:: What you will do ::
Pick out each line of the records in which the word "this" appears.

Code that draws figures
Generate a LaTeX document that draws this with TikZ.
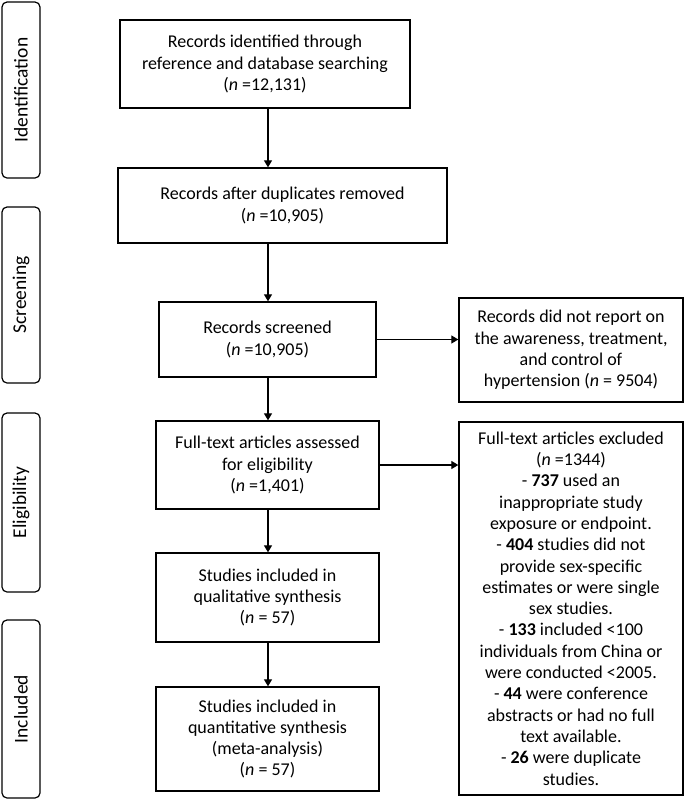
\documentclass[tikz,border=0pt]{standalone}
\usepackage{fontspec}
\setmainfont{Carlito}
\usetikzlibrary{arrows.meta}
\begin{document}
\begin{tikzpicture}[x=1pt,y=-1pt,
  box/.style={draw,line width=1.4pt,align=center,inner sep=0pt,font=\fontsize{18}{21.3}\selectfont},
  side/.style={draw,line width=1.2pt,rounded corners=5pt,inner sep=0pt,minimum width=38pt,font=\fontsize{19.5}{22}\selectfont},
  arr/.style={line width=1.3pt,-{Triangle[width=8pt,length=7pt]}}]
\useasboundingbox (0,0) rectangle (685,806);
% side labels
\node[side,minimum height=176pt] (s1) at (21,90) {\rotatebox{90}{Identification}};
\node[side,minimum height=176pt] (s2) at (21,295) {\rotatebox{90}{Screening}};
\node[side,minimum height=179pt] (s3) at (21,502.5) {\rotatebox{90}{Eligibility}};
\node[side,minimum height=178pt] (s4) at (21,709) {\rotatebox{90}{Included}};
% main boxes
\node[box,minimum width=290pt,minimum height=88pt] (b1) at (265,64) {Records identified through\\reference and database searching\\(\textit{n} =12,131)};
\node[box,minimum width=329pt,minimum height=75pt] (b2) at (282.5,205.5) {Records after duplicates removed\\(\textit{n} =10,905)};
\node[box,minimum width=217pt,minimum height=75pt] (b3) at (267.5,339.5) {Records screened\\(\textit{n} =10,905)};
\node[box,minimum width=223pt,minimum height=88pt] (b4) at (267.5,465) {Full-text articles assessed\\for eligibility\\(\textit{n} =1,401)};
\node[box,minimum width=223pt,minimum height=89pt] (b5) at (267.5,597.5) {Studies included in\\qualitative synthesis\\(\textit{n} = 57)};
\node[box,minimum width=223pt,minimum height=104pt] (b6) at (267.5,739) {Studies included in\\quantitative synthesis\\(meta-analysis)\\(\textit{n} = 57)};
% right boxes
\node[box,minimum width=224pt,minimum height=104pt] (r1) at (571,350) {Records did not report on\\the awareness, treatment,\\and control of\\hypertension (\textit{n} = 9504)};
\node[box,minimum width=224pt,minimum height=373pt] (r2) at (571,608.5) {Full-text articles excluded\\(\textit{n} =1344)\\- \textbf{737} used an\\inappropriate study\\exposure or endpoint.\\- \textbf{404} studies did not\\provide sex-specific\\estimates or were single\\sex studies.\\- \textbf{133} included <100\\individuals from China or\\were conducted <2005.\\- \textbf{44} were conference\\abstracts or had no full\\text available.\\- \textbf{26} were duplicate\\studies.};
% arrows
\coordinate (ax) at (268,0);
\draw[arr] (b1.south -| ax) -- (b2.north -| ax);
\draw[arr] (b2.south -| ax) -- (b3.north -| ax);
\draw[arr] (b3.south -| ax) -- (b4.north -| ax);
\draw[arr] (b4.south -| ax) -- (b5.north -| ax);
\draw[arr] (b5.south -| ax) -- (b6.north -| ax);
\draw[arr] (b3.east) -- (b3.east -| r1.west);
\draw[arr] (b4.east) -- (b4.east -| r2.west);
\end{tikzpicture}
\end{document}
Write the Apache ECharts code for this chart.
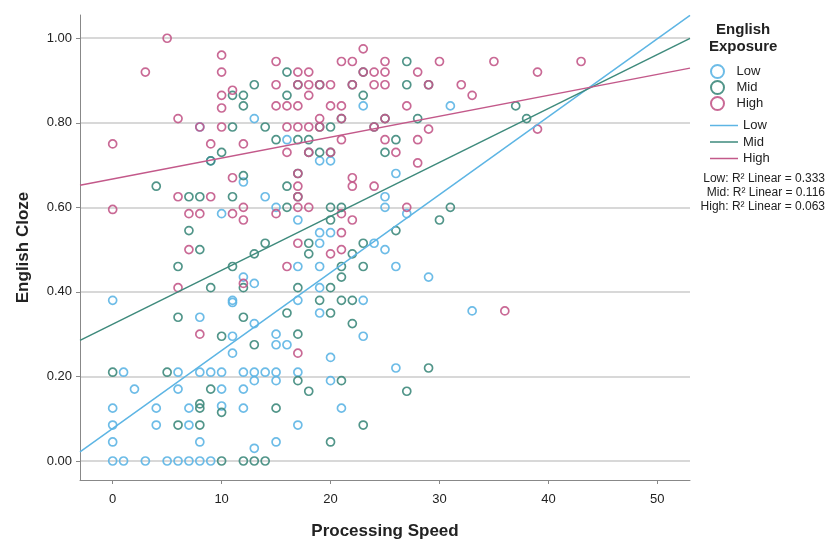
<!DOCTYPE html>
<html>
<head>
<meta charset="utf-8">
<script src="https://cdn.jsdelivr.net/npm/echarts@6/dist/echarts.min.js"></script>
<style>
  html, body { margin: 0; padding: 0; background: #fff; }
  #chart { width: 830px; height: 543px; }
</style>
</head>
<body>
<div id="chart"></div>
<script>
// exposure groups
const groups = ["Low", "Mid", "High"];
const groupColors = ["#5db5e4", "#3e8a7c", "#c3598a"];

// [processing speed, english cloze]
const lowPoints = [
  [0, 0.38], [8, 0.79], [13, 0.81], [9, 0.71], [12, 0.66], [16, 0.76], [23, 0.84],
  [19, 0.71], [20, 0.71], [26, 0.68], [31, 0.84], [14, 0.625], [10, 0.585], [15, 0.6],
  [17, 0.57], [17, 0.46], [12, 0.435], [13, 0.42], [11, 0.38], [11, 0.375], [17, 0.38],
  [8, 0.34], [13, 0.325], [25, 0.625], [25, 0.6], [27, 0.585], [19, 0.54], [20, 0.54],
  [19, 0.515], [24, 0.515], [25, 0.5], [19, 0.46], [26, 0.46], [19, 0.41], [23, 0.38],
  [19, 0.35], [29, 0.435], [33, 0.355],
  [1, 0.21], [6, 0.21], [8, 0.21], [2, 0.17], [6, 0.17], [0, 0.125], [4, 0.125], [7, 0.125],
  [0, 0.085], [4, 0.085], [7, 0.085], [0, 0.045], [8, 0.045],
  [0, 0], [1, 0], [3, 0], [5, 0], [6, 0], [7, 0], [8, 0], [9, 0],
  [11, 0.295], [11, 0.255], [15, 0.3], [15, 0.275], [16, 0.275],
  [9, 0.21], [10, 0.21], [12, 0.21], [13, 0.21], [14, 0.21], [15, 0.21], [17, 0.21],
  [13, 0.19], [15, 0.19], [10, 0.17], [12, 0.17], [10, 0.13], [12, 0.125], [17, 0.085],
  [13, 0.03], [15, 0.045], [23, 0.295], [20, 0.245], [26, 0.22], [20, 0.19], [21, 0.125]
];
const midPoints = [
  [13, 0.89], [16, 0.92], [11, 0.865], [12, 0.865], [16, 0.865], [12, 0.84], [11, 0.79],
  [14, 0.79], [15, 0.76], [17, 0.76], [10, 0.73], [9, 0.71], [12, 0.675], [17, 0.68],
  [23, 0.865], [20, 0.79], [18, 0.76], [26, 0.76], [19, 0.73], [25, 0.73],
  [27, 0.945], [27, 0.89], [28, 0.81], [37, 0.84], [38, 0.81],
  [17, 0.89], [23, 0.92], [19, 0.89], [22, 0.89], [21, 0.81], [25, 0.81], [19, 0.79],
  [24, 0.79], [18, 0.73], [20, 0.73], [29, 0.89], [17, 0.625],
  [4, 0.65], [7, 0.625], [8, 0.625], [7, 0.545], [8, 0.5], [6, 0.46], [6, 0.34],
  [11, 0.625], [16, 0.65], [16, 0.6], [14, 0.515], [13, 0.49], [11, 0.46], [12, 0.41],
  [9, 0.41], [17, 0.41], [12, 0.34], [16, 0.35],
  [20, 0.6], [21, 0.6], [20, 0.57], [26, 0.545], [18, 0.515], [23, 0.515], [18, 0.49],
  [22, 0.49], [21, 0.46], [23, 0.46], [21, 0.435], [20, 0.41], [19, 0.38], [21, 0.38],
  [22, 0.38], [20, 0.35], [22, 0.325], [31, 0.6], [30, 0.57],
  [0, 0.21], [5, 0.21], [8, 0.135], [8, 0.125], [6, 0.085], [8, 0.085],
  [10, 0.295], [13, 0.275], [17, 0.3], [17, 0.19], [9, 0.17], [10, 0.115], [15, 0.125],
  [10, 0], [12, 0], [13, 0], [14, 0],
  [21, 0.19], [18, 0.165], [27, 0.165], [23, 0.085], [20, 0.045], [29, 0.22]
];
const highPoints = [
  [5, 1.0], [3, 0.92], [6, 0.81], [0, 0.75], [0, 0.595], [8, 0.79],
  [10, 0.96], [10, 0.92], [15, 0.945], [17, 0.92], [15, 0.89], [17, 0.89], [10, 0.865],
  [11, 0.877], [10, 0.835], [15, 0.84], [16, 0.84], [17, 0.84], [10, 0.79], [16, 0.79],
  [17, 0.79], [9, 0.75], [12, 0.75], [16, 0.73], [11, 0.67], [17, 0.68],
  [23, 0.975], [21, 0.945], [22, 0.945], [25, 0.945], [18, 0.92], [23, 0.92], [24, 0.92],
  [25, 0.92], [18, 0.89], [19, 0.89], [20, 0.89], [22, 0.89], [24, 0.89], [25, 0.89],
  [18, 0.865], [20, 0.84], [21, 0.84], [19, 0.81], [21, 0.81], [25, 0.81], [18, 0.79],
  [19, 0.79], [24, 0.79], [21, 0.76], [25, 0.76], [18, 0.73], [20, 0.73], [26, 0.73],
  [22, 0.67],
  [30, 0.945], [35, 0.945], [43, 0.945], [28, 0.92], [39, 0.92], [29, 0.89], [32, 0.89],
  [33, 0.865], [27, 0.84], [29, 0.785], [39, 0.785], [28, 0.76], [28, 0.705],
  [6, 0.625], [7, 0.585], [8, 0.585], [7, 0.5], [6, 0.41],
  [9, 0.625], [17, 0.65], [17, 0.625], [11, 0.585], [12, 0.6], [12, 0.57], [15, 0.585],
  [17, 0.515], [16, 0.46], [12, 0.42],
  [22, 0.65], [24, 0.65], [17, 0.6], [18, 0.6], [21, 0.585], [22, 0.57], [21, 0.54],
  [20, 0.49], [21, 0.5], [27, 0.6], [36, 0.355], [8, 0.3], [17, 0.255]
];

// linear fit lines per group: cloze = intercept + slope * speed
const fitIntercepts = [0.077, 0.3235, 0.667];
const fitSlopes = [0.01844, 0.01276, 0.00495];
const r2Values = ["0.333", "0.116", "0.063"];

const xTicks = [0, 10, 20, 30, 40, 50];
const yTicks = [0, 0.2, 0.4, 0.6, 0.8, 1.0];
const xMin = -3, xMax = 53;
const yMin = -0.045, yMax = 1.055;

const font = "Liberation Sans, Arial, Helvetica, sans-serif";
const chart = echarts.init(document.getElementById("chart"));

const pointSets = [lowPoints, midPoints, highPoints];
const scatterSeries = groups.map((g, i) => ({
  name: g,
  type: "scatter",
  data: pointSets[i],
  symbol: "circle",
  symbolSize: 8,
  itemStyle: {
    color: "rgba(255,255,255,0)",
    borderColor: groupColors[i],
    borderWidth: 1.7,
    opacity: 0.9,
  },
  z: 2,
}));

const lineSeries = groups.map((g, i) => ({
  name: g + " ",
  type: "line",
  symbol: "none",
  silent: true,
  data: [
    [xMin, fitIntercepts[i] + fitSlopes[i] * xMin],
    [xMax, fitIntercepts[i] + fitSlopes[i] * xMax],
  ],
  lineStyle: { color: groupColors[i], width: 1.5 },
  itemStyle: { color: groupColors[i] },
  z: 3,
}));

chart.setOption({
  animation: false,
  textStyle: { fontFamily: font },
  grid: { left: 80, right: 140, top: 15, bottom: 63, outerBoundsMode: "none" },
  xAxis: {
    type: "value",
    min: xMin,
    max: xMax,
    name: "Processing Speed",
    nameLocation: "middle",
    nameGap: 43,
    nameTextStyle: { fontSize: 17, fontWeight: "bold", color: "#222", fontFamily: font },
    axisLine: { show: true, onZero: false, lineStyle: { color: "#888", width: 1 } },
    axisTick: { show: true, customValues: xTicks, length: 4, lineStyle: { color: "#888" } },
    axisLabel: { customValues: xTicks, color: "#222", fontSize: 13, margin: 13 },
    splitLine: { show: false },
  },
  yAxis: {
    type: "value",
    min: yMin,
    max: yMax,
    name: "English Cloze",
    nameLocation: "middle",
    nameGap: 48,
    nameTextStyle: { fontSize: 17, fontWeight: "bold", color: "#222", fontFamily: font },
    axisLine: { show: true, onZero: false, lineStyle: { color: "#888", width: 1 } },
    axisTick: { show: true, customValues: yTicks, length: 4, lineStyle: { color: "#888" } },
    axisLabel: {
      customValues: yTicks,
      color: "#222",
      fontSize: 13,
      margin: 8,
      formatter: (v) => v.toFixed(2),
    },
    splitLine: { show: true, lineStyle: { color: "#cbcbcb", width: 1.5 } },
  },
  legend: [
    {
      orient: "vertical",
      left: 705,
      top: 59,
      itemWidth: 28,
      itemHeight: 13,
      itemGap: 1,
      data: groups,
      textStyle: { fontSize: 13, color: "#222", lineHeight: 15 },
    },
    {
      orient: "vertical",
      left: 705,
      top: 113,
      itemWidth: 28,
      itemHeight: 1.5,
      itemGap: 1.5,
      icon: "rect",
      data: groups.map((g) => g + " "),
      formatter: (n) => n.trim(),
      textStyle: { fontSize: 13, color: "#222", lineHeight: 15 },
    },
  ],
  graphic: [
    {
      type: "text",
      left: 709,
      top: 21,
      style: {
        text: "English\nExposure",
        font: "bold 15px " + font,
        fill: "#222",
        textAlign: "center",
        lineHeight: 17,
      },
    },
  ].concat(
    groups.map((g, i) => ({
      type: "text",
      right: 5,
      top: 173 + i * 14,
      style: {
        text: g + ": R² Linear = " + r2Values[i],
        font: "12px " + font,
        fill: "#222",
      },
    }))
  ),
  series: scatterSeries.concat(lineSeries),
});
</script>
</body>
</html>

:: Task output ::
Generate a LaTeX document that draws this with TikZ.
Write the Apache ECharts code for this chart.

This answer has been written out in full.